Iran devoted enormous energy to try to prevent Iraqi Kurds from holding their September 25 independence referendum, accusing the Kurdish leadership of recklessness and endangering the stability of the region.
Having failed in that endeavor, officials in Tehran are now at a loss as to what punitive measures they can realistically take to punish the Kurds without causing further instability on their doorstep, Al Monitor reports.
As the pressure mounts on Iraqi Kurds, Iran as a historical ally of the Iraqi Kurds appears to be hesitant to take extreme measures against its western neighbor, fearing further instability that could easily spill over into Iran’s own Kurdish areas. Nonetheless, Tehran has taken some half measures against the Iraqi Kurds, seemingly mainly for domestic consumption.
Tehran imposed fuel sanctions on September 30, flights from Iran to the two main airports in Iraqi Kurdistan have been suspended, whereas the Iranian armed forces are engaged in joint drills with the Iraqi military on the Iraqi Kurdish border.
But Iran cannot afford to alienate the Iraqi Kurds, who are currently an important security, political and trade partner and a historical ally of Tehran.
“Historically, Iran has had better relations with the Kurds than other countries. We hope that they stop at this referendum and demonstration of people’s sentiments,” said Ebrahim Rahimpour, the Iranian deputy foreign minister for Asian and Pacific Affairs.
Tehran can live with the referendum if the Kurds do not take further steps toward independence, and he believes that the pace of events is so fast that it is difficult for Tehran to predict what is going to happen.
The last thing Iran wants, given the American presence in Iraq, is a security threat from thousands of Iranian Kurdish peshmerga forces stationed on its western border that could be used by the United States and other regional foes against Tehran.
Iran fought a bloody war against Kurdish peshmerga forces in the 1980s, and Iranian officials realize the potential for unrest in the country’s Kurdish region.

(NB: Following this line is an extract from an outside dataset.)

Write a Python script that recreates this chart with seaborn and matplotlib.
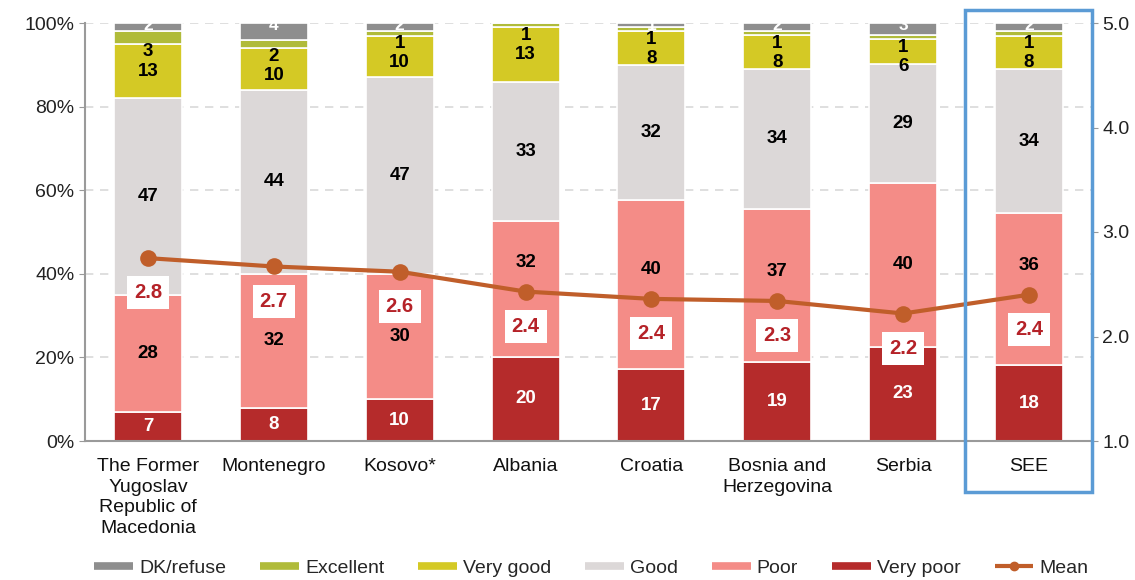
import numpy as np
import pandas as pd
import matplotlib
matplotlib.use("Agg")
import matplotlib.pyplot as plt
import seaborn as sns
from matplotlib.lines import Line2D
from matplotlib.patches import Rectangle

sns.set_style("white")
plt.rcParams['font.family'] = ['Liberation Sans', 'DejaVu Sans']

categories = ["The Former\nYugoslav\nRepublic of\nMacedonia", "Montenegro", "Kosovo*",
              "Albania", "Croatia", "Bosnia and\nHerzegovina", "Serbia", "SEE"]
very_poor = [7, 8, 10, 20, 17, 19, 23, 18]
poor      = [28, 32, 30, 32, 40, 37, 40, 36]
good      = [47, 44, 47, 33, 32, 34, 29, 34]
very_good = [13, 10, 10, 13, 8, 8, 6, 8]
excellent = [3, 2, 1, 1, 1, 1, 1, 1]
dk_refuse = [2, 4, 2, 0, 1, 2, 3, 2]
mean_vals = [2.75, 2.67, 2.62, 2.43, 2.36, 2.34, 2.22, 2.40]

series = [("Very poor", very_poor, "#b52b2b", "white"),
          ("Poor", poor, "#f48c87", "black"),
          ("Good", good, "#dcd8d8", "black"),
          ("Very good", very_good, "#d4c925", "black"),
          ("Excellent", excellent, "#b0bb3a", "black"),
          ("DK/refuse", dk_refuse, "#8e8e8e", "white")]
mean_color = "#c05e2a"
label_red = "#b52228"

df = pd.DataFrame({name: vals for name, vals, _, _ in series}, index=categories)
totals = df.sum(axis=1)
pct = df.div(totals, axis=0) * 100  # 100% stacked

fig = plt.figure(figsize=(11.35, 5.8), dpi=100)
ax = fig.add_axes([85/1135, 1-441/580, (1092-85)/1135, (441-23)/580])

bottoms = np.zeros(len(categories))
tops = {}
for name, vals, color, tcolor in series:
    sns.barplot(x=categories, y=pct[name].values, bottom=bottoms, color=color,
                saturation=1, width=0.54, edgecolor="white", linewidth=1.2, ax=ax, zorder=2)
    tops[name] = (bottoms.copy(), bottoms + pct[name].values)
    bottoms = bottoms + pct[name].values

mean_pct = [(m - 1) / 4 * 100 for m in mean_vals]

# segment labels
for i in range(len(categories)):
    for name, vals, color, tcolor in series:
        b, t = tops[name][0][i], tops[name][1][i]
        v = vals[i]
        if v == 0:
            continue
        y = (b + t) / 2
        fs = 13.5
        if name == "Excellent":
            y = b - 1.9
        elif name == "Very good":
            y = min(y, t - 1.9 - 4.6)
        elif name == "Poor" and abs(y - mean_pct[i]) < 6:
            y = mean_pct[i] + 7
        elif name == "DK/refuse":
            y = t - 0.6
            fs = 12.5
        ax.text(i, y, f"{v}", ha="center", va="center", color=tcolor,
                fontsize=fs, fontweight="bold", zorder=5)

ax.set_ylim(0, 100)
ax.set_xlim(-0.5, len(categories) - 0.5)
ax.set_yticks([0, 20, 40, 60, 80, 100])
ax.set_yticklabels([f"{v}%" for v in [0, 20, 40, 60, 80, 100]], fontsize=14, color="#222222")
ax.set_xticks(range(len(categories)))
ax.set_xticklabels(categories, fontsize=14, color="#111111", linespacing=1.3)
ax.tick_params(axis="x", length=0, pad=12)
ax.tick_params(axis="y", length=4, color="#999999", left=True, direction="out")
ax.yaxis.grid(True, linestyle=(0, (5, 4)), color="#d9d9d9", linewidth=1.2, zorder=0)
ax.set_axisbelow(True)
for s in ["top", "right"]:
    ax.spines[s].set_visible(False)
for s in ["left", "bottom"]:
    ax.spines[s].set_color("#9a9a9a")
    ax.spines[s].set_linewidth(1.5)

# mean on secondary axis
ax2 = ax.twinx()
xpos = np.arange(len(categories))
sns.lineplot(x=xpos, y=mean_vals, color=mean_color, linewidth=3, marker="o",
             markersize=12, markeredgewidth=0, ax=ax2, zorder=6)
for i, m in enumerate(mean_vals):
    ax2.annotate(f"{m:.1f}", (i, m), xytext=(0, -25), textcoords="offset points",
                 ha="center", va="center", fontsize=14.5, fontweight="bold", color=label_red,
                 bbox=dict(boxstyle="square,pad=0.35", fc="white", ec="none"), zorder=7)
ax2.set_ylim(1, 5)
ax2.set_yticks([1, 2, 3, 4, 5])
ax2.set_yticklabels([f"{v:.1f}" for v in [1, 2, 3, 4, 5]], fontsize=14, color="#222222")
ax2.tick_params(axis="y", length=4, color="#999999", right=True, direction="out")
for s in ["top", "left", "bottom"]:
    ax2.spines[s].set_visible(False)
ax2.spines["right"].set_color("#9a9a9a")
ax2.spines["right"].set_linewidth(1.2)
ax2.set_ylabel("")

# highlight box around SEE
fig.patches.append(Rectangle((965/1135, 1-492/580), 127/1135, 482/580,
                             transform=fig.transFigure, fill=False,
                             edgecolor="#5b9bd5", linewidth=2.5, zorder=10))

# legend
handles = [Line2D([0], [0], color=c, linewidth=5.5, solid_capstyle="butt")
           for _, _, c, _ in reversed(series)]
labels = [n for n, _, _, _ in reversed(series)]
handles.append(Line2D([0], [0], color=mean_color, linewidth=3, marker="o", markersize=6,
                      solid_capstyle="butt"))
labels.append("Mean")
leg = fig.legend(handles, labels, loc="center", bbox_to_anchor=(0.521, 0.021), ncol=7,
                 frameon=False, fontsize=14, handlelength=2.0, handletextpad=0.3,
                 columnspacing=1.75)

fig.savefig("out.png", dpi=100)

Despite arresting a large number of Kurds who participated in the demonstrations, Iranian security services were careful not to kill any protesters.
The regional dynamics and the suspicion with which Iran sees the Turkish role in Iraq and in the region also play crucial roles in the way Iranian officials calculate their policies. Despite rhetoric of mutual cooperation against the Kurds by Tehran and Ankara, the two countries have a history of suspicion and betrayal.
In the 1980s, Turkey indirectly assisted the Saddam Hussein regime against Iran by allowing large quantities of oil to be exported from Kirkuk to Ceyhan and from there to the international market, allowing Saddam to buy more weapons to fight the Iranians.
In the 1990s, Turkey and Iran were in a bitter rivalry during the Kurdish civil war, during which Turkey established several military bases in the Iraqi Kurdish region, increasing its influence with the Massoud Barzani’s Kurdistan Democratic Party, the main ruling party in Iraqi Kurdistan.
As such, any unnecessary economic or security pressure on the Kurds could backfire on Tehran. It would likely alienate the Kurdish public — who backed the referendum overwhelmingly — and also jeopardize Tehran’s influence with its main ally in the Iraqi Kurdish region, the Patriotic Union of Kurdistan.